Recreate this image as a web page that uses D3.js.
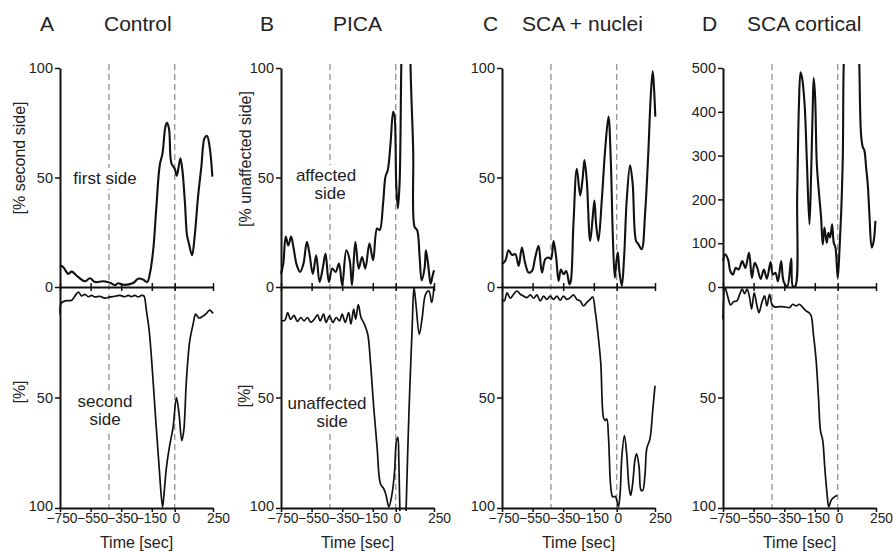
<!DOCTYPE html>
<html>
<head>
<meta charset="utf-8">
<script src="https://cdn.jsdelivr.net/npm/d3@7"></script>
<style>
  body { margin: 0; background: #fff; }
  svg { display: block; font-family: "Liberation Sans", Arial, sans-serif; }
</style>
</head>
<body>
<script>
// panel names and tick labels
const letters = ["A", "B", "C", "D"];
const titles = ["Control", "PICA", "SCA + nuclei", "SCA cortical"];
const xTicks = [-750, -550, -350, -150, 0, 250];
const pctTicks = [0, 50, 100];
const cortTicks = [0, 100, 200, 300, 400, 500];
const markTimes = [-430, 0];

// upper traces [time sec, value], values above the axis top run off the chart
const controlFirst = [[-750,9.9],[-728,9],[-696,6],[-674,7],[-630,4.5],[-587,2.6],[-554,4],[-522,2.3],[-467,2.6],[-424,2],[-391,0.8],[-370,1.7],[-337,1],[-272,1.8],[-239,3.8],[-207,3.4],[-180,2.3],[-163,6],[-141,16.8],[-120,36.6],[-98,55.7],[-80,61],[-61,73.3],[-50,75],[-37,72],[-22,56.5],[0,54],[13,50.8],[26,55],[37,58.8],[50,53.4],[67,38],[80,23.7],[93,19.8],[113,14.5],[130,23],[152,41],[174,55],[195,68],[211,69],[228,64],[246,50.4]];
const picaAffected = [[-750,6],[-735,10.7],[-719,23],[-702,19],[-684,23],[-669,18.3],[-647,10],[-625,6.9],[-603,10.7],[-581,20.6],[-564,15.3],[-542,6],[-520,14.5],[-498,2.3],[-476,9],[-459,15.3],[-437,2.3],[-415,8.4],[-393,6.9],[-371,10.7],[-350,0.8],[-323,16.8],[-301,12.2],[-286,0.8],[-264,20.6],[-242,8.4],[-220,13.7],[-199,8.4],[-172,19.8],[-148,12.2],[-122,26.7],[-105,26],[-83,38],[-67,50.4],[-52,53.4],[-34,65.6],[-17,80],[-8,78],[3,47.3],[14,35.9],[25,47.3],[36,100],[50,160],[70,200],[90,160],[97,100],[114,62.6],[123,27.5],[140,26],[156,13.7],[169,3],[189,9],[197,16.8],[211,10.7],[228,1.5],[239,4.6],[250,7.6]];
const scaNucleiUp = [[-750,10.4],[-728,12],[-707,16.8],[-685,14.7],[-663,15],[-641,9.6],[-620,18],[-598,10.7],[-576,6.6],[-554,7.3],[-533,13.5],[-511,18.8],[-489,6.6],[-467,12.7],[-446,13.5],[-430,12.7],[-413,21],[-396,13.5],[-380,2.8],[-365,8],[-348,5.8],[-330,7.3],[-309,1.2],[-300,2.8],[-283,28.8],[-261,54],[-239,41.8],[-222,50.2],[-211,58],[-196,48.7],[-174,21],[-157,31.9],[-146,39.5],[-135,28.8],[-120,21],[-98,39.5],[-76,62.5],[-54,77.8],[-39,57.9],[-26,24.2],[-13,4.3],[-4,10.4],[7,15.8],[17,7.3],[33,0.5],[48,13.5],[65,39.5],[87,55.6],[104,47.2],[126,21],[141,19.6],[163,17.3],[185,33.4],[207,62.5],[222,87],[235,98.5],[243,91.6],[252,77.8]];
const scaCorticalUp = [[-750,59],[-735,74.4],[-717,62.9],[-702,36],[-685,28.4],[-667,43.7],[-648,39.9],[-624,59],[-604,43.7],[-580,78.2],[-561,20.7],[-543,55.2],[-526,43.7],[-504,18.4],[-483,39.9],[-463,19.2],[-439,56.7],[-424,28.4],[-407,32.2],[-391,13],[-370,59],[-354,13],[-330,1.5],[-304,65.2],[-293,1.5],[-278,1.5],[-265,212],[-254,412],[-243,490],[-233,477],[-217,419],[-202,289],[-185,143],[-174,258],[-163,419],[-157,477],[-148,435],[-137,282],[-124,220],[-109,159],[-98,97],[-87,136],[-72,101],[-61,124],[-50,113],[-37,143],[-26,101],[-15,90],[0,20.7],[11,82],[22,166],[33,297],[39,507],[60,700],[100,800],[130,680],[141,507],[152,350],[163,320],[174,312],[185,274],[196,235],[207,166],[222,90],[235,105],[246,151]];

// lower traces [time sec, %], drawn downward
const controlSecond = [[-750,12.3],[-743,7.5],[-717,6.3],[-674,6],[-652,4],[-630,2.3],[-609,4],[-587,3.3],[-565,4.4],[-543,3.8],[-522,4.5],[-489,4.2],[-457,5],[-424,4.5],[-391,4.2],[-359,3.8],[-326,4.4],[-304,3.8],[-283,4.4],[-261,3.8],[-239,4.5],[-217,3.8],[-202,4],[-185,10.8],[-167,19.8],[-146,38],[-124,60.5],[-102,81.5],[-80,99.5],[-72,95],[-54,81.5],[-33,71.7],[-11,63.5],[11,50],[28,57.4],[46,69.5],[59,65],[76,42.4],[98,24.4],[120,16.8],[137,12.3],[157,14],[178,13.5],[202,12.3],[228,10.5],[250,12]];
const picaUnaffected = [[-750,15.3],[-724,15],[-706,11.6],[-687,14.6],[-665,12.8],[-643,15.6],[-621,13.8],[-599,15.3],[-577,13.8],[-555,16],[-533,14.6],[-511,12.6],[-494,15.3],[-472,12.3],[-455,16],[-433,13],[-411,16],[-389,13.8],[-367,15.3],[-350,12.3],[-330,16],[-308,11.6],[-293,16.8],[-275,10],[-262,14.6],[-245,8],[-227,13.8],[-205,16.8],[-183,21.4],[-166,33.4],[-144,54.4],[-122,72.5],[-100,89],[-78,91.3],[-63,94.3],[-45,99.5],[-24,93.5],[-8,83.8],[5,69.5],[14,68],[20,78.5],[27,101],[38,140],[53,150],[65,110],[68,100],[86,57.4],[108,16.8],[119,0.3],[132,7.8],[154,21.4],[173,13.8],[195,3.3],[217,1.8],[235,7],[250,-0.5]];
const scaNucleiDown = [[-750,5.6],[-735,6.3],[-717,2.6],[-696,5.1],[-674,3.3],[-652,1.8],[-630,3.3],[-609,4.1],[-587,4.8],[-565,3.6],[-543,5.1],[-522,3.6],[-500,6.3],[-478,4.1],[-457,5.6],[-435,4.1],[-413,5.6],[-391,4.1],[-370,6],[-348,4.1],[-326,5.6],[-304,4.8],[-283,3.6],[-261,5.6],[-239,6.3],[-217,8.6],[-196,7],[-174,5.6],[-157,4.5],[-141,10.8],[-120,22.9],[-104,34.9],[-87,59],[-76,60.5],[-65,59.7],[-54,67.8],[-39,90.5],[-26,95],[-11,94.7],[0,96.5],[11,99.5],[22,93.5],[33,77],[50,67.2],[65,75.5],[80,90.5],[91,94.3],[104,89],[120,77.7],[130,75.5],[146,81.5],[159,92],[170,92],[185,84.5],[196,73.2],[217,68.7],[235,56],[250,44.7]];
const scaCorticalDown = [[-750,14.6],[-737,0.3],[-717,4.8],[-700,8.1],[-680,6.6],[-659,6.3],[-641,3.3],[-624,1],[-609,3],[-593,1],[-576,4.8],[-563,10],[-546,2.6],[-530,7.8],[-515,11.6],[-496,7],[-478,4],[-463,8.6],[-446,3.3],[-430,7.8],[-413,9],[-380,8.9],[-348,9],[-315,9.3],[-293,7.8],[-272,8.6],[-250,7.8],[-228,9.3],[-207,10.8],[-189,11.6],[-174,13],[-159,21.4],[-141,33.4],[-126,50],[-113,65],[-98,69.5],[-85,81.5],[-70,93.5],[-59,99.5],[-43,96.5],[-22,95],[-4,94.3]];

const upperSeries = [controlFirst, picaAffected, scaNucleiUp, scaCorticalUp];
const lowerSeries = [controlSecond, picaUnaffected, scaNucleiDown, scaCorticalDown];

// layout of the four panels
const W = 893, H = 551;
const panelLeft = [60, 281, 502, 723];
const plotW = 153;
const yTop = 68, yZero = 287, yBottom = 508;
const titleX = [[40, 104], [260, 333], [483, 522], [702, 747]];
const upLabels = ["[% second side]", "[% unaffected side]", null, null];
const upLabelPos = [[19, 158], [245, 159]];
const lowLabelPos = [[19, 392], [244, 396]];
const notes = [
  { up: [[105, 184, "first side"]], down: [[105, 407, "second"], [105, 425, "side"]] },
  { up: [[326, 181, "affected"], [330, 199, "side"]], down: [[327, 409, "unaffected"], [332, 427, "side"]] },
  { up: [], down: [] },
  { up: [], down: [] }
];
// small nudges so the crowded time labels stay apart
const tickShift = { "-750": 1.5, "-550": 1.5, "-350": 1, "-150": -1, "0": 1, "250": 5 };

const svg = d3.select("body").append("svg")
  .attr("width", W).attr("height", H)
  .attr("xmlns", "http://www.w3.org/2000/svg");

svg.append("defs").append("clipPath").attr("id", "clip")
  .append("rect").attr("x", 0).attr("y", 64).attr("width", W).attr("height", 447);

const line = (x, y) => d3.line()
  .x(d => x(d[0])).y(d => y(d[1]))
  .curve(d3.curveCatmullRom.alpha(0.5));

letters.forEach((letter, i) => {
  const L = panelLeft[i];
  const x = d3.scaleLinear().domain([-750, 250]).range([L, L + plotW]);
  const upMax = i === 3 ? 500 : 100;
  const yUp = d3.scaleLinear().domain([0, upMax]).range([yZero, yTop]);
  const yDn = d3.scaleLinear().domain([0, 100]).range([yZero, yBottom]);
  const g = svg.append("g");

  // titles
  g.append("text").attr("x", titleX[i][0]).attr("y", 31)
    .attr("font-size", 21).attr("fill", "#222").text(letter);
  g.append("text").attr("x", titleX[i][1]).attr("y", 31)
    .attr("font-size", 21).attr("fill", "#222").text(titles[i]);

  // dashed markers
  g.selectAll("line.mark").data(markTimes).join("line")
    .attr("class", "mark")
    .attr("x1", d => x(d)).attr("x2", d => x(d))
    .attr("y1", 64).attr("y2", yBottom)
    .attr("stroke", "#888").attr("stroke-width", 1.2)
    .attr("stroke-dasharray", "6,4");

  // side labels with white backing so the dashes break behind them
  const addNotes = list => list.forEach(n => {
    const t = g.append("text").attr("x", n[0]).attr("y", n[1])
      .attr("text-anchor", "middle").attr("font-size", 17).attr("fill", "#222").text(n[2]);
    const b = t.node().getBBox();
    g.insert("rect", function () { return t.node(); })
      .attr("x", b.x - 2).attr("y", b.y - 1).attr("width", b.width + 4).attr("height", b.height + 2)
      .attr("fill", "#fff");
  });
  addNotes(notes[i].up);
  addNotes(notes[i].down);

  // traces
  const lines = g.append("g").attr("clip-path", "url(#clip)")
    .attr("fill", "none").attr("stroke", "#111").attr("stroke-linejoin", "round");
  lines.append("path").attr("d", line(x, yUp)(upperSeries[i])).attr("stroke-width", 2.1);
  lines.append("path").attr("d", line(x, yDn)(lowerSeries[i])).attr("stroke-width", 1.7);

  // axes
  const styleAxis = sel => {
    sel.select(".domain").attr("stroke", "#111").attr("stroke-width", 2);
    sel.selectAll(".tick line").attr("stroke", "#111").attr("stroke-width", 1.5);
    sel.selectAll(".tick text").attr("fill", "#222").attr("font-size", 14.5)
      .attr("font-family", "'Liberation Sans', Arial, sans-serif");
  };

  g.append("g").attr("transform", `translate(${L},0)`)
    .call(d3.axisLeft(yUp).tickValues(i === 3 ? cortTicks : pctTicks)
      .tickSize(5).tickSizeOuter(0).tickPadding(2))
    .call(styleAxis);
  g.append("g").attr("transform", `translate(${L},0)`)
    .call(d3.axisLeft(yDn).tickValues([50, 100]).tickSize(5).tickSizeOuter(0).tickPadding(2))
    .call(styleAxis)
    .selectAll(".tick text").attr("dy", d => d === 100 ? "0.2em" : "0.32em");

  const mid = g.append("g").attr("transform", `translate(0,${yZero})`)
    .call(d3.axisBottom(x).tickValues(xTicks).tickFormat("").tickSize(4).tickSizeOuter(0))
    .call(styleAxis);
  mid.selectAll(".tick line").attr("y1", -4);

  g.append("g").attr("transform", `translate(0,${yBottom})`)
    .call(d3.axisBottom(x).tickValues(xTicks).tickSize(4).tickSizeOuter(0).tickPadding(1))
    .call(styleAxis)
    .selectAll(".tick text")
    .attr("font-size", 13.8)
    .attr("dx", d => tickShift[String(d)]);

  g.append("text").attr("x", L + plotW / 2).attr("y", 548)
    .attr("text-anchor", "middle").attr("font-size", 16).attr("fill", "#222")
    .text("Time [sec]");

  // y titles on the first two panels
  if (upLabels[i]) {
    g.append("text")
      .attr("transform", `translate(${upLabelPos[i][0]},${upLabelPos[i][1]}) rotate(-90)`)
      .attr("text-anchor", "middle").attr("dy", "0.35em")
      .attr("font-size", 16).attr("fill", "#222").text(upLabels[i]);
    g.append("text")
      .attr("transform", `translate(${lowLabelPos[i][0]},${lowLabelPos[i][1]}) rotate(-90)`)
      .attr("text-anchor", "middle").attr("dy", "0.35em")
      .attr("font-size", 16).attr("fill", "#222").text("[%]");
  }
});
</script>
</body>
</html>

=-=-=-=-=

§ Aim: Leave out the pictures and repeat exactly the lines from the start of the material through the line that contains "const markTimes = [-430, 0];", both included.

§ Full solution:
Recreate this image as a web page that uses D3.js.
<!DOCTYPE html>
<html>
<head>
<meta charset="utf-8">
<script src="https://cdn.jsdelivr.net/npm/d3@7"></script>
<style>
  body { margin: 0; background: #fff; }
  svg { display: block; font-family: "Liberation Sans", Arial, sans-serif; }
</style>
</head>
<body>
<script>
// panel names and tick labels
const letters = ["A", "B", "C", "D"];
const titles = ["Control", "PICA", "SCA + nuclei", "SCA cortical"];
const xTicks = [-750, -550, -350, -150, 0, 250];
const pctTicks = [0, 50, 100];
const cortTicks = [0, 100, 200, 300, 400, 500];
const markTimes = [-430, 0];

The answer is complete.